THE PROBLEM ▸ Return all the data below as it stands, minus the pictures.

COLLECTED DATA ▸
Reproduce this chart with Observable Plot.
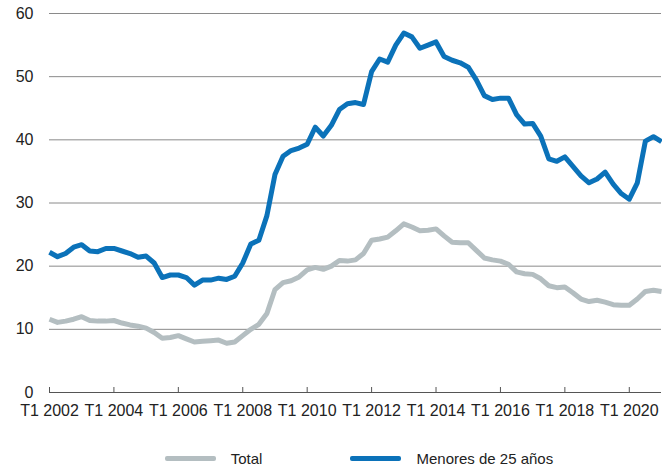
<!DOCTYPE html>
<html>
<head>
<meta charset="utf-8">
<script src="https://cdn.jsdelivr.net/npm/d3@7"></script>
<script src="https://cdn.jsdelivr.net/npm/@observablehq/plot@0.6"></script>
<style>
  html, body { margin: 0; padding: 0; background: #fff; }
  #chart { width: 662px; }
  .legend { display: flex; justify-content: center; align-items: center; height: 40px; margin-top: 14px; padding-left: 56px;
            font-family: "Liberation Sans", Arial, sans-serif; font-size: 15px; color: #222; }
  .item { display: flex; align-items: center; }
  .sw { display: inline-block; width: 51px; height: 5px; border-radius: 2px; margin-right: 15px; }
</style>
</head>
<body>
<div id="chart"></div>
<script>
const startYear = 2002;
const nQuarters = 77;
const quarters = Array.from({length: nQuarters}, (_, i) => `T${i % 4 + 1} ${startYear + Math.floor(i / 4)}`);

const tickLabels = ["T1 2002","T1 2004","T1 2006","T1 2008","T1 2010","T1 2012","T1 2014","T1 2016","T1 2018","T1 2020"];

const total = [
  11.6, 11.1, 11.3, 11.6, 12.0, 11.4, 11.3, 11.3, 11.4, 11.0,
  10.7, 10.5, 10.2, 9.5, 8.6, 8.7, 9.0, 8.5, 8.0, 8.1,
  8.2, 8.3, 7.8, 8.0, 9.0, 10.0, 10.8, 12.5, 16.3, 17.4,
  17.7, 18.3, 19.4, 19.8, 19.5, 20.0, 20.9, 20.8, 21.0, 22.0,
  24.1, 24.3, 24.6, 25.6, 26.7, 26.2, 25.6, 25.7, 25.9, 24.8,
  23.8, 23.7, 23.7, 22.5, 21.3, 21.0, 20.8, 20.3, 19.1, 18.8,
  18.7, 18.0, 16.9, 16.6, 16.7, 15.8, 14.8, 14.4, 14.6, 14.3,
  13.9, 13.8, 13.8, 14.8, 16.0, 16.2, 16.0
];

const menores25 = [
  22.2, 21.5, 22.0, 23.0, 23.4, 22.4, 22.3, 22.8, 22.8, 22.4,
  22.0, 21.4, 21.6, 20.5, 18.2, 18.6, 18.6, 18.2, 17.0, 17.8,
  17.8, 18.1, 17.9, 18.4, 20.5, 23.5, 24.1, 28.0, 34.5, 37.4,
  38.3, 38.7, 39.3, 42.0, 40.6, 42.3, 44.8, 45.7, 45.9, 45.6,
  50.8, 52.8, 52.3, 55.0, 56.9, 56.3, 54.5, 55.0, 55.5, 53.2,
  52.6, 52.2, 51.5, 49.5, 47.0, 46.4, 46.6, 46.6, 44.0, 42.5,
  42.6, 40.6, 37.0, 36.6, 37.3, 35.8, 34.3, 33.2, 33.8, 34.9,
  33.0, 31.5, 30.6, 33.2, 39.8, 40.5, 39.7
];

const yTicks = [0, 10, 20, 30, 40, 50, 60];
const gridTicks = [10, 20, 30, 40, 50, 60];

const rows = [];
quarters.forEach((q, i) => {
  rows.push({i, q, serie: "Total", v: total[i]});
  rows.push({i, q, serie: "Menores de 25 años", v: menores25[i]});
});
const tickIdx = tickLabels.map(l => quarters.indexOf(l));
const labelOf = new Map(tickIdx.map((k, j) => [k, tickLabels[j]]));

const colors = {"Total": "#b4bec1", "Menores de 25 años": "#0b72b9"};

const chart = Plot.plot({
  width: 662,
  height: 424,
  marginLeft: 49,
  marginRight: 1,
  marginTop: 13,
  marginBottom: 32,
  style: {fontFamily: "'Liberation Sans', Arial, sans-serif", fontSize: "16px", color: "#222", background: "#fff"},
  x: {domain: [0, nQuarters - 1]},
  y: {domain: [0, 60]},
  color: {domain: Object.keys(colors), range: Object.values(colors)},
  marks: [
    Plot.gridY(gridTicks, {stroke: "#8a8a8a", strokeOpacity: 1, strokeWidth: 1}),
    Plot.axisY(yTicks, {tickSize: 0, tickPadding: 16, label: null, fontSize: 16}),
    Plot.ruleY([0], {stroke: "#555", strokeWidth: 1.2}),
    Plot.axisX(tickIdx, {tickSize: -5, tickPadding: 0, stroke: "#555", tickFormat: () => "", label: null}),
    Plot.axisX(tickIdx, {tickSize: 0, tickPadding: 12, tickFormat: d => labelOf.get(d), label: null, fontSize: 16}),
    Plot.line(rows.filter(d => d.serie === "Total"), {x: "i", y: "v", stroke: "serie", strokeWidth: 5, strokeLinejoin: "round", strokeLinecap: "butt"}),
    Plot.line(rows.filter(d => d.serie !== "Total"), {x: "i", y: "v", stroke: "serie", strokeWidth: 5, strokeLinejoin: "round", strokeLinecap: "butt"})
  ]
});
document.getElementById("chart").appendChild(chart);

const legend = document.createElement("div");
legend.className = "legend";
Object.entries(colors).forEach(([name, c], k) => {
  const it = document.createElement("div");
  it.className = "item";
  if (k > 0) it.style.marginLeft = "88px";
  const sw = document.createElement("span");
  sw.className = "sw";
  sw.style.background = c;
  const tx = document.createElement("span");
  tx.textContent = name;
  it.appendChild(sw); it.appendChild(tx);
  legend.appendChild(it);
});
document.getElementById("chart").appendChild(legend);
</script>
</body>
</html>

ANSWER TO THE PROBLEM ▸
Reproduce this chart with Observable Plot.
<!DOCTYPE html>
<html>
<head>
<meta charset="utf-8">
<script src="https://cdn.jsdelivr.net/npm/d3@7"></script>
<script src="https://cdn.jsdelivr.net/npm/@observablehq/plot@0.6"></script>
<style>
  html, body { margin: 0; padding: 0; background: #fff; }
  #chart { width: 662px; }
  .legend { display: flex; justify-content: center; align-items: center; height: 40px; margin-top: 14px; padding-left: 56px;
            font-family: "Liberation Sans", Arial, sans-serif; font-size: 15px; color: #222; }
  .item { display: flex; align-items: center; }
  .sw { display: inline-block; width: 51px; height: 5px; border-radius: 2px; margin-right: 15px; }
</style>
</head>
<body>
<div id="chart"></div>
<script>
const startYear = 2002;
const nQuarters = 77;
const quarters = Array.from({length: nQuarters}, (_, i) => `T${i % 4 + 1} ${startYear + Math.floor(i / 4)}`);

const tickLabels = ["T1 2002","T1 2004","T1 2006","T1 2008","T1 2010","T1 2012","T1 2014","T1 2016","T1 2018","T1 2020"];

const total = [
  11.6, 11.1, 11.3, 11.6, 12.0, 11.4, 11.3, 11.3, 11.4, 11.0,
  10.7, 10.5, 10.2, 9.5, 8.6, 8.7, 9.0, 8.5, 8.0, 8.1,
  8.2, 8.3, 7.8, 8.0, 9.0, 10.0, 10.8, 12.5, 16.3, 17.4,
  17.7, 18.3, 19.4, 19.8, 19.5, 20.0, 20.9, 20.8, 21.0, 22.0,
  24.1, 24.3, 24.6, 25.6, 26.7, 26.2, 25.6, 25.7, 25.9, 24.8,
  23.8, 23.7, 23.7, 22.5, 21.3, 21.0, 20.8, 20.3, 19.1, 18.8,
  18.7, 18.0, 16.9, 16.6, 16.7, 15.8, 14.8, 14.4, 14.6, 14.3,
  13.9, 13.8, 13.8, 14.8, 16.0, 16.2, 16.0
];

const menores25 = [
  22.2, 21.5, 22.0, 23.0, 23.4, 22.4, 22.3, 22.8, 22.8, 22.4,
  22.0, 21.4, 21.6, 20.5, 18.2, 18.6, 18.6, 18.2, 17.0, 17.8,
  17.8, 18.1, 17.9, 18.4, 20.5, 23.5, 24.1, 28.0, 34.5, 37.4,
  38.3, 38.7, 39.3, 42.0, 40.6, 42.3, 44.8, 45.7, 45.9, 45.6,
  50.8, 52.8, 52.3, 55.0, 56.9, 56.3, 54.5, 55.0, 55.5, 53.2,
  52.6, 52.2, 51.5, 49.5, 47.0, 46.4, 46.6, 46.6, 44.0, 42.5,
  42.6, 40.6, 37.0, 36.6, 37.3, 35.8, 34.3, 33.2, 33.8, 34.9,
  33.0, 31.5, 30.6, 33.2, 39.8, 40.5, 39.7
];

const yTicks = [0, 10, 20, 30, 40, 50, 60];
const gridTicks = [10, 20, 30, 40, 50, 60];

const rows = [];
quarters.forEach((q, i) => {
  rows.push({i, q, serie: "Total", v: total[i]});
  rows.push({i, q, serie: "Menores de 25 años", v: menores25[i]});
});
const tickIdx = tickLabels.map(l => quarters.indexOf(l));
const labelOf = new Map(tickIdx.map((k, j) => [k, tickLabels[j]]));

const colors = {"Total": "#b4bec1", "Menores de 25 años": "#0b72b9"};

const chart = Plot.plot({
  width: 662,
  height: 424,
  marginLeft: 49,
  marginRight: 1,
  marginTop: 13,
  marginBottom: 32,
  style: {fontFamily: "'Liberation Sans', Arial, sans-serif", fontSize: "16px", color: "#222", background: "#fff"},
  x: {domain: [0, nQuarters - 1]},
  y: {domain: [0, 60]},
  color: {domain: Object.keys(colors), range: Object.values(colors)},
  marks: [
    Plot.gridY(gridTicks, {stroke: "#8a8a8a", strokeOpacity: 1, strokeWidth: 1}),
    Plot.axisY(yTicks, {tickSize: 0, tickPadding: 16, label: null, fontSize: 16}),
    Plot.ruleY([0], {stroke: "#555", strokeWidth: 1.2}),
    Plot.axisX(tickIdx, {tickSize: -5, tickPadding: 0, stroke: "#555", tickFormat: () => "", label: null}),
    Plot.axisX(tickIdx, {tickSize: 0, tickPadding: 12, tickFormat: d => labelOf.get(d), label: null, fontSize: 16}),
    Plot.line(rows.filter(d => d.serie === "Total"), {x: "i", y: "v", stroke: "serie", strokeWidth: 5, strokeLinejoin: "round", strokeLinecap: "butt"}),
    Plot.line(rows.filter(d => d.serie !== "Total"), {x: "i", y: "v", stroke: "serie", strokeWidth: 5, strokeLinejoin: "round", strokeLinecap: "butt"})
  ]
});
document.getElementById("chart").appendChild(chart);

const legend = document.createElement("div");
legend.className = "legend";
Object.entries(colors).forEach(([name, c], k) => {
  const it = document.createElement("div");
  it.className = "item";
  if (k > 0) it.style.marginLeft = "88px";
  const sw = document.createElement("span");
  sw.className = "sw";
  sw.style.background = c;
  const tx = document.createElement("span");
  tx.textContent = name;
  it.appendChild(sw); it.appendChild(tx);
  legend.appendChild(it);
});
document.getElementById("chart").appendChild(legend);
</script>
</body>
</html>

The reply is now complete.